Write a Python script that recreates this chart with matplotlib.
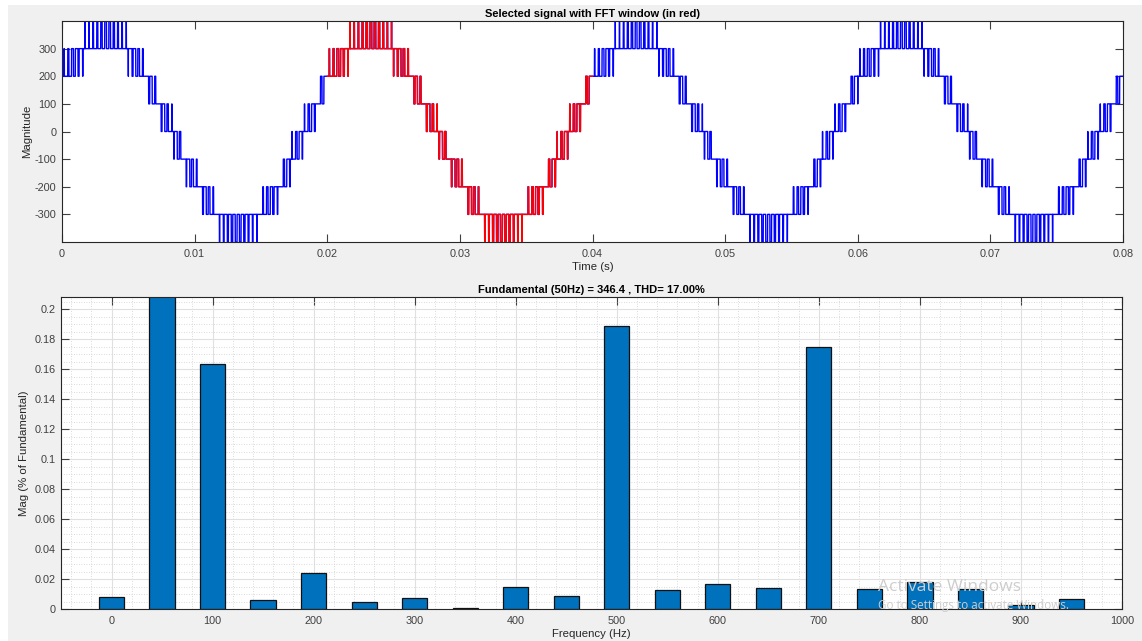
import numpy as np
import matplotlib
matplotlib.use('Agg')
import matplotlib.pyplot as plt
from matplotlib.patches import Rectangle
from matplotlib.ticker import MultipleLocator

# ---------------- data ----------------
# Staircase reference of one 50 Hz period (units of 100): times where the
# PWM band changes level, and the peak level (fundamental 346.4)
period = 0.02
ref_t = [0.0, 0.0017, 0.0034, 0.00498, 0.00632, 0.00727, 0.00832, 0.00922,
         0.01036, 0.0116, 0.0132, 0.0149, 0.01646, 0.01733, 0.01823, 0.01928, 0.02]
ref_v = [2.0, 3.0, 3.464, 3.0, 2.0, 1.0, 0.0, -1.0,
         -2.0, -3.0, -3.464, -3.0, -2.0, -1.0, 0.0, 1.0, 2.0]
carrier_hz = 3200
step_size = 100
fft_window = [0.02, 0.04]
t_end = 0.08

sig_xticks = [0, 0.01, 0.02, 0.03, 0.04, 0.05, 0.06, 0.07, 0.08]
sig_xlabels = ['0', '0.01', '0.02', '0.03', '0.04', '0.05', '0.06', '0.07', '0.08']
sig_yticks = [-300, -200, -100, 0, 100, 200, 300]

freqs = [0, 50, 100, 150, 200, 250, 300, 350, 400, 450,
         500, 550, 600, 650, 700, 750, 800, 850, 900, 950]
mags = [0.0082, 100.0, 0.1635, 0.0058, 0.024, 0.0045, 0.0073, 0.0005, 0.0147, 0.0087,
        0.189, 0.0127, 0.0169, 0.014, 0.175, 0.0136, 0.0178, 0.0131, 0.0029, 0.0069]
fft_xticks = [0, 100, 200, 300, 400, 500, 600, 700, 800, 900, 1000]
fft_yticks = [0, 0.02, 0.04, 0.06, 0.08, 0.1, 0.12, 0.14, 0.16, 0.18, 0.2]
fft_ylabels = ['0', '0.02', '0.04', '0.06', '0.08', '0.1', '0.12', '0.14', '0.16', '0.18', '0.2']
fundamental = 346.4
thd = 17.00

# ---------------- figure ----------------
plt.rcParams['font.family'] = ['Liberation Sans', 'DejaVu Sans']
plt.rcParams['axes.unicode_minus'] = False
W, H = 1142, 641
fig = plt.figure(figsize=(W / 100, H / 100), dpi=100, facecolor='white')
fig.patches.append(Rectangle((8 / W, 0), 1, 1 - 5 / H, transform=fig.transFigure,
                             facecolor='#f0f0f0', edgecolor='none', zorder=-10))

axc = '#262626'
tickc = '#404040'


def style(ax):
    ax.set_facecolor('white')
    for s in ax.spines.values():
        s.set_color(axc)
        s.set_linewidth(0.8)
    ax.tick_params(which='major', direction='in', length=6, width=0.8,
                   top=True, right=True, labelsize=7.8, colors=tickc, pad=5)
    ax.tick_params(which='minor', length=0)
    ax.tick_params(axis='y', pad=4)


def px_axes(l, t, r, b):
    return fig.add_axes([l / W, 1 - b / H, (r - l) / W, (b - t) / H])


# ---- top: signal ----
ax1 = px_axes(62, 21, 1123, 242)
style(ax1)
t = np.arange(0, t_end + 1e-9, 1e-6)
ref = np.interp(t % period, ref_t, ref_v)
lo = np.floor(ref)
tri = np.abs(((t * carrier_hz) % 1.0) * 2 - 1)
sig = step_size * (lo + ((ref - lo) > tri))
sig[0] = 0
ax1.plot(t, sig, color='#0000ff', lw=1.0)
m = (t >= fft_window[0]) & (t <= fft_window[1])
ax1.plot(t[m], sig[m], color='#ff0000', lw=1.0)
ax1.set_xlim(0, t_end)
ax1.set_ylim(-400, 400)
ax1.set_xticks(sig_xticks)
ax1.set_xticklabels(sig_xlabels)
ax1.set_yticks(sig_yticks)
ax1.set_title('Selected signal with FFT window (in red)', fontsize=8,
              fontweight='bold', color='#000000', pad=3)
ax1.set_xlabel('Time (s)', fontsize=8.2, color=axc, labelpad=2)
ax1.set_ylabel('Magnitude', fontsize=8.2, color=axc, labelpad=2)

# ---- bottom: spectrum ----
ax2 = px_axes(61, 297, 1122, 609)
style(ax2)
ax2.set_axisbelow(True)
ax2.bar(freqs, mags, width=25, color='#0072bd', edgecolor='#111111', linewidth=0.9, zorder=2)
ax2.set_xlim(-50, 1000)
ax2.set_ylim(0, 0.2082)
ax2.set_xticks(fft_xticks)
ax2.set_yticks(fft_yticks)
ax2.set_yticklabels(fft_ylabels)
ax2.xaxis.set_minor_locator(MultipleLocator(20))
ax2.yaxis.set_minor_locator(MultipleLocator(0.005))
ax2.grid(which='major', color='#e0e0e0', lw=0.8, ls='-')
ax2.grid(which='minor', color='#cfcfcf', lw=0.6, ls=(0, (1, 2)))
ax2.set_title('Fundamental (50Hz) = %.1f , THD= %.2f%%' % (fundamental, thd),
              fontsize=8, fontweight='bold', color='#000000', pad=3)
ax2.set_xlabel('Frequency (Hz)', fontsize=8.2, color=axc, labelpad=2)
ax2.set_ylabel('Mag (% of Fundamental)', fontsize=8.2, color=axc, labelpad=4)
for ln in ax2.get_xticklines() + ax2.get_yticklines():
    ln.set_zorder(5)

# OS watermark visible in the screenshot
fig.text(878 / W, 1 - 587 / H, 'Activate Windows', fontsize=12.5, color='#cdcdcd',
         va='center', ha='left', family=['Open Sans', 'DejaVu Sans'])
fig.text(878 / W, 1 - 605 / H, 'Go to Settings to activate Windows.', fontsize=8.4,
         color='#cdcdcd', va='center', ha='left', family=['Open Sans', 'DejaVu Sans'])

fig.savefig('out.png', dpi=100, facecolor=fig.get_facecolor())
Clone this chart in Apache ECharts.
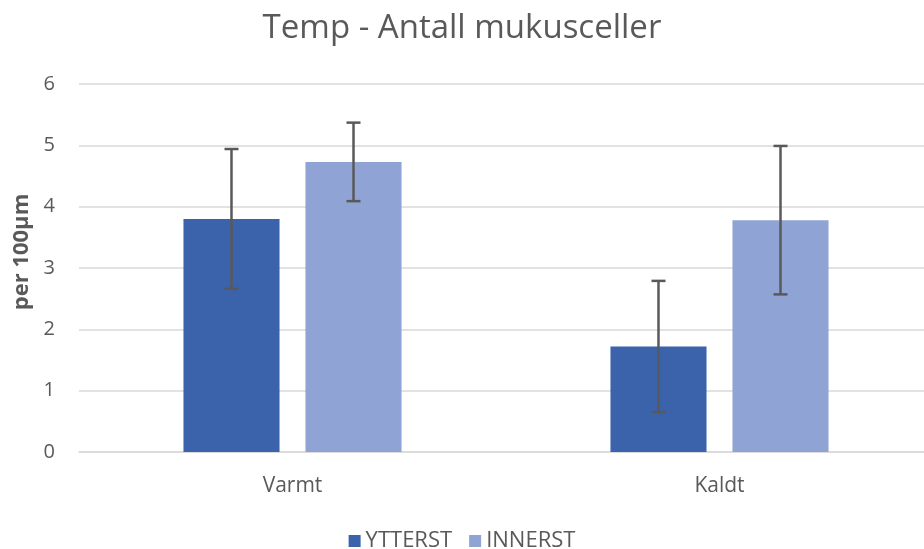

------------------------------

◆ TASK TO CARRY OUT
Pictures are excluded: retype only the lines from the beginning of the listing above through the line with "sig_yticks = [-300, -200, -100, 0, 100, 200, 300]", both included.

◆ SOLUTION
Write a Python script that recreates this chart with matplotlib.
import numpy as np
import matplotlib
matplotlib.use('Agg')
import matplotlib.pyplot as plt
from matplotlib.patches import Rectangle
from matplotlib.ticker import MultipleLocator

# ---------------- data ----------------
# Staircase reference of one 50 Hz period (units of 100): times where the
# PWM band changes level, and the peak level (fundamental 346.4)
period = 0.02
ref_t = [0.0, 0.0017, 0.0034, 0.00498, 0.00632, 0.00727, 0.00832, 0.00922,
         0.01036, 0.0116, 0.0132, 0.0149, 0.01646, 0.01733, 0.01823, 0.01928, 0.02]
ref_v = [2.0, 3.0, 3.464, 3.0, 2.0, 1.0, 0.0, -1.0,
         -2.0, -3.0, -3.464, -3.0, -2.0, -1.0, 0.0, 1.0, 2.0]
carrier_hz = 3200
step_size = 100
fft_window = [0.02, 0.04]
t_end = 0.08

sig_xticks = [0, 0.01, 0.02, 0.03, 0.04, 0.05, 0.06, 0.07, 0.08]
sig_xlabels = ['0', '0.01', '0.02', '0.03', '0.04', '0.05', '0.06', '0.07', '0.08']
sig_yticks = [-300, -200, -100, 0, 100, 200, 300]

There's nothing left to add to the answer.